Task requirements: Extract the whole listing as it stands. Do not include the pictures.

════════════════════

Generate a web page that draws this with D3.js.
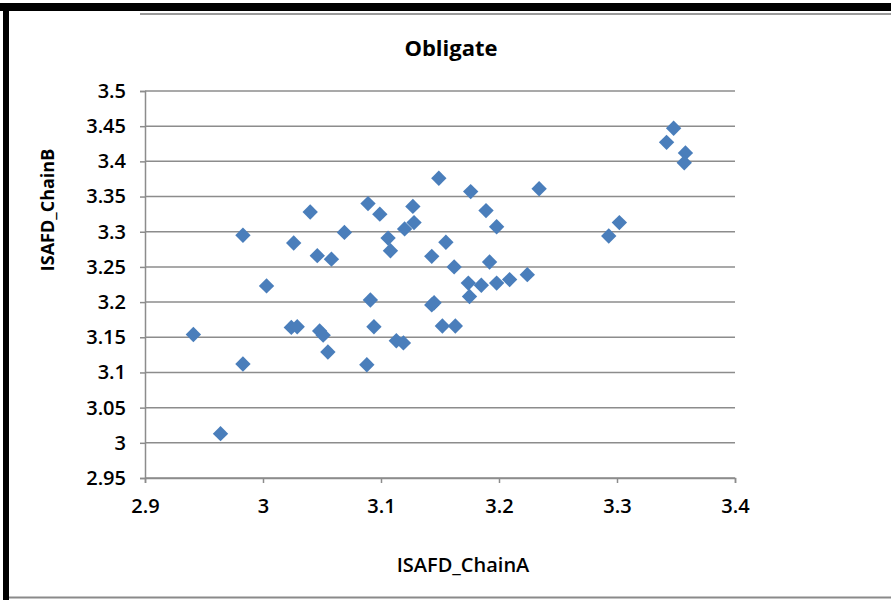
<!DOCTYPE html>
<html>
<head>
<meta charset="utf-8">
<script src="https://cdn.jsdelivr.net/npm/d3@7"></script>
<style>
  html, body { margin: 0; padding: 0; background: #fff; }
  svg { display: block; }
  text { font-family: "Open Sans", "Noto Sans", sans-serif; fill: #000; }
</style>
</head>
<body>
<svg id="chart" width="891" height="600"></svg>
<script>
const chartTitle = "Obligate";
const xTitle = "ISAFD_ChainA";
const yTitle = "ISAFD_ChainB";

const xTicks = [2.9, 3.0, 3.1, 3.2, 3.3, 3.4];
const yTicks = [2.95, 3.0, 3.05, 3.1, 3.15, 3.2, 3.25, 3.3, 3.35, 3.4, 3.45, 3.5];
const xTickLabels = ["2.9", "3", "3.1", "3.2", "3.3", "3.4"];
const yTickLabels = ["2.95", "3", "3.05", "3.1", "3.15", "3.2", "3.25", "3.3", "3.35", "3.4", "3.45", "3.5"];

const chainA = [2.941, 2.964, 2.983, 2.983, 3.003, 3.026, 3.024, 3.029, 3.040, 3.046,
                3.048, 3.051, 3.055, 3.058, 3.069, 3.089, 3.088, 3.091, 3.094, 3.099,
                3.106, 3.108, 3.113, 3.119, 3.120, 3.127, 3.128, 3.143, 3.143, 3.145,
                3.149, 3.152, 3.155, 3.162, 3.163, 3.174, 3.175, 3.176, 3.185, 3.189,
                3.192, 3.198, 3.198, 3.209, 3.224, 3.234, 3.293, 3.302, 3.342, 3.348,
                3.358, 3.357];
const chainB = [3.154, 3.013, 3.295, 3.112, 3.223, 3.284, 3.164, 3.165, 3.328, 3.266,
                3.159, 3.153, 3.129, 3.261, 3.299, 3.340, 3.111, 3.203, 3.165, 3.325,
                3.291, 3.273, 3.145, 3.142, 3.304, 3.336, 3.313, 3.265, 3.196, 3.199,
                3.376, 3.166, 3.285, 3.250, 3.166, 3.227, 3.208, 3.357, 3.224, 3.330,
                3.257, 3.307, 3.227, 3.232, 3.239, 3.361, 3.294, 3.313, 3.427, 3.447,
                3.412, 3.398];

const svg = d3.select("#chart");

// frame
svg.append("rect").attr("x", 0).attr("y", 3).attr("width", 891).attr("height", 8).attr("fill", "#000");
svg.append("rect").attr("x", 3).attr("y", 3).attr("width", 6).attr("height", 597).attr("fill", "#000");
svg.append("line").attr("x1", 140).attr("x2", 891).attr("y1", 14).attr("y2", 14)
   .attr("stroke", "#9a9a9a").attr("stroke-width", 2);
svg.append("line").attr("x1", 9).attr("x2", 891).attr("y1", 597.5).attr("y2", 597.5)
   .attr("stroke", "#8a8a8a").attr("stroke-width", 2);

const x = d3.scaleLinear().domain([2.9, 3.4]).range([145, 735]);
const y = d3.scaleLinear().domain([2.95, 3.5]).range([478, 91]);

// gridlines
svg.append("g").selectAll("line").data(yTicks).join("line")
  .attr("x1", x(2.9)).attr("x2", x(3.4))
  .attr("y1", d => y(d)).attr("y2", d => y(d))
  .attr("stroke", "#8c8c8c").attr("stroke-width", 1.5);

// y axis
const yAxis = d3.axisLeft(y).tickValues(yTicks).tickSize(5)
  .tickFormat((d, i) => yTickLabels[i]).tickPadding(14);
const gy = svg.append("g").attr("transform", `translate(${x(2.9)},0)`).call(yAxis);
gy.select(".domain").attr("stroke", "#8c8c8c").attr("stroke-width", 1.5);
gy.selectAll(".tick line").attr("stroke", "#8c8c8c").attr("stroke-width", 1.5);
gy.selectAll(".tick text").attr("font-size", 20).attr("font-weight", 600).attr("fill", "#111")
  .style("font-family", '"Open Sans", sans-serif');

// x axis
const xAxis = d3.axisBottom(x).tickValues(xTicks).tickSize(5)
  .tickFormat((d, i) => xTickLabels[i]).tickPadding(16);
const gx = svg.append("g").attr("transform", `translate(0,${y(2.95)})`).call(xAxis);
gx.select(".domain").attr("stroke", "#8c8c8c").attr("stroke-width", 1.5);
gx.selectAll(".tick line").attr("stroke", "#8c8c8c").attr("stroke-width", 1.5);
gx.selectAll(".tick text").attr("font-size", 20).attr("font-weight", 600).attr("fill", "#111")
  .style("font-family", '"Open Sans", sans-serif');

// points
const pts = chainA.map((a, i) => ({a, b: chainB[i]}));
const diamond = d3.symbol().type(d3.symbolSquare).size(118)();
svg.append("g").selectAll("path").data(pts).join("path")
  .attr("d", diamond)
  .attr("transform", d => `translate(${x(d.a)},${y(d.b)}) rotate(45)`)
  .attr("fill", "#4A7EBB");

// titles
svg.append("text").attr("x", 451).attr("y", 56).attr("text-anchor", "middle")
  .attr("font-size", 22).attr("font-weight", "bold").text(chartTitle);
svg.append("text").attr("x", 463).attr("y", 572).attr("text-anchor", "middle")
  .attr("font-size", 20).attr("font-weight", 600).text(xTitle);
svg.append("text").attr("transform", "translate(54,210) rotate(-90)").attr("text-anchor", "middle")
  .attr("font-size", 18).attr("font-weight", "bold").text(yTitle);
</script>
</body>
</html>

════════════════════

Solved problem:
Generate a web page that draws this with D3.js.
<!DOCTYPE html>
<html>
<head>
<meta charset="utf-8">
<script src="https://cdn.jsdelivr.net/npm/d3@7"></script>
<style>
  html, body { margin: 0; padding: 0; background: #fff; }
  svg { display: block; }
  text { font-family: "Open Sans", "Noto Sans", sans-serif; fill: #000; }
</style>
</head>
<body>
<svg id="chart" width="891" height="600"></svg>
<script>
const chartTitle = "Obligate";
const xTitle = "ISAFD_ChainA";
const yTitle = "ISAFD_ChainB";

const xTicks = [2.9, 3.0, 3.1, 3.2, 3.3, 3.4];
const yTicks = [2.95, 3.0, 3.05, 3.1, 3.15, 3.2, 3.25, 3.3, 3.35, 3.4, 3.45, 3.5];
const xTickLabels = ["2.9", "3", "3.1", "3.2", "3.3", "3.4"];
const yTickLabels = ["2.95", "3", "3.05", "3.1", "3.15", "3.2", "3.25", "3.3", "3.35", "3.4", "3.45", "3.5"];

const chainA = [2.941, 2.964, 2.983, 2.983, 3.003, 3.026, 3.024, 3.029, 3.040, 3.046,
                3.048, 3.051, 3.055, 3.058, 3.069, 3.089, 3.088, 3.091, 3.094, 3.099,
                3.106, 3.108, 3.113, 3.119, 3.120, 3.127, 3.128, 3.143, 3.143, 3.145,
                3.149, 3.152, 3.155, 3.162, 3.163, 3.174, 3.175, 3.176, 3.185, 3.189,
                3.192, 3.198, 3.198, 3.209, 3.224, 3.234, 3.293, 3.302, 3.342, 3.348,
                3.358, 3.357];
const chainB = [3.154, 3.013, 3.295, 3.112, 3.223, 3.284, 3.164, 3.165, 3.328, 3.266,
                3.159, 3.153, 3.129, 3.261, 3.299, 3.340, 3.111, 3.203, 3.165, 3.325,
                3.291, 3.273, 3.145, 3.142, 3.304, 3.336, 3.313, 3.265, 3.196, 3.199,
                3.376, 3.166, 3.285, 3.250, 3.166, 3.227, 3.208, 3.357, 3.224, 3.330,
                3.257, 3.307, 3.227, 3.232, 3.239, 3.361, 3.294, 3.313, 3.427, 3.447,
                3.412, 3.398];

const svg = d3.select("#chart");

// frame
svg.append("rect").attr("x", 0).attr("y", 3).attr("width", 891).attr("height", 8).attr("fill", "#000");
svg.append("rect").attr("x", 3).attr("y", 3).attr("width", 6).attr("height", 597).attr("fill", "#000");
svg.append("line").attr("x1", 140).attr("x2", 891).attr("y1", 14).attr("y2", 14)
   .attr("stroke", "#9a9a9a").attr("stroke-width", 2);
svg.append("line").attr("x1", 9).attr("x2", 891).attr("y1", 597.5).attr("y2", 597.5)
   .attr("stroke", "#8a8a8a").attr("stroke-width", 2);

const x = d3.scaleLinear().domain([2.9, 3.4]).range([145, 735]);
const y = d3.scaleLinear().domain([2.95, 3.5]).range([478, 91]);

// gridlines
svg.append("g").selectAll("line").data(yTicks).join("line")
  .attr("x1", x(2.9)).attr("x2", x(3.4))
  .attr("y1", d => y(d)).attr("y2", d => y(d))
  .attr("stroke", "#8c8c8c").attr("stroke-width", 1.5);

// y axis
const yAxis = d3.axisLeft(y).tickValues(yTicks).tickSize(5)
  .tickFormat((d, i) => yTickLabels[i]).tickPadding(14);
const gy = svg.append("g").attr("transform", `translate(${x(2.9)},0)`).call(yAxis);
gy.select(".domain").attr("stroke", "#8c8c8c").attr("stroke-width", 1.5);
gy.selectAll(".tick line").attr("stroke", "#8c8c8c").attr("stroke-width", 1.5);
gy.selectAll(".tick text").attr("font-size", 20).attr("font-weight", 600).attr("fill", "#111")
  .style("font-family", '"Open Sans", sans-serif');

// x axis
const xAxis = d3.axisBottom(x).tickValues(xTicks).tickSize(5)
  .tickFormat((d, i) => xTickLabels[i]).tickPadding(16);
const gx = svg.append("g").attr("transform", `translate(0,${y(2.95)})`).call(xAxis);
gx.select(".domain").attr("stroke", "#8c8c8c").attr("stroke-width", 1.5);
gx.selectAll(".tick line").attr("stroke", "#8c8c8c").attr("stroke-width", 1.5);
gx.selectAll(".tick text").attr("font-size", 20).attr("font-weight", 600).attr("fill", "#111")
  .style("font-family", '"Open Sans", sans-serif');

// points
const pts = chainA.map((a, i) => ({a, b: chainB[i]}));
const diamond = d3.symbol().type(d3.symbolSquare).size(118)();
svg.append("g").selectAll("path").data(pts).join("path")
  .attr("d", diamond)
  .attr("transform", d => `translate(${x(d.a)},${y(d.b)}) rotate(45)`)
  .attr("fill", "#4A7EBB");

// titles
svg.append("text").attr("x", 451).attr("y", 56).attr("text-anchor", "middle")
  .attr("font-size", 22).attr("font-weight", "bold").text(chartTitle);
svg.append("text").attr("x", 463).attr("y", 572).attr("text-anchor", "middle")
  .attr("font-size", 20).attr("font-weight", 600).text(xTitle);
svg.append("text").attr("transform", "translate(54,210) rotate(-90)").attr("text-anchor", "middle")
  .attr("font-size", 18).attr("font-weight", "bold").text(yTitle);
</script>
</body>
</html>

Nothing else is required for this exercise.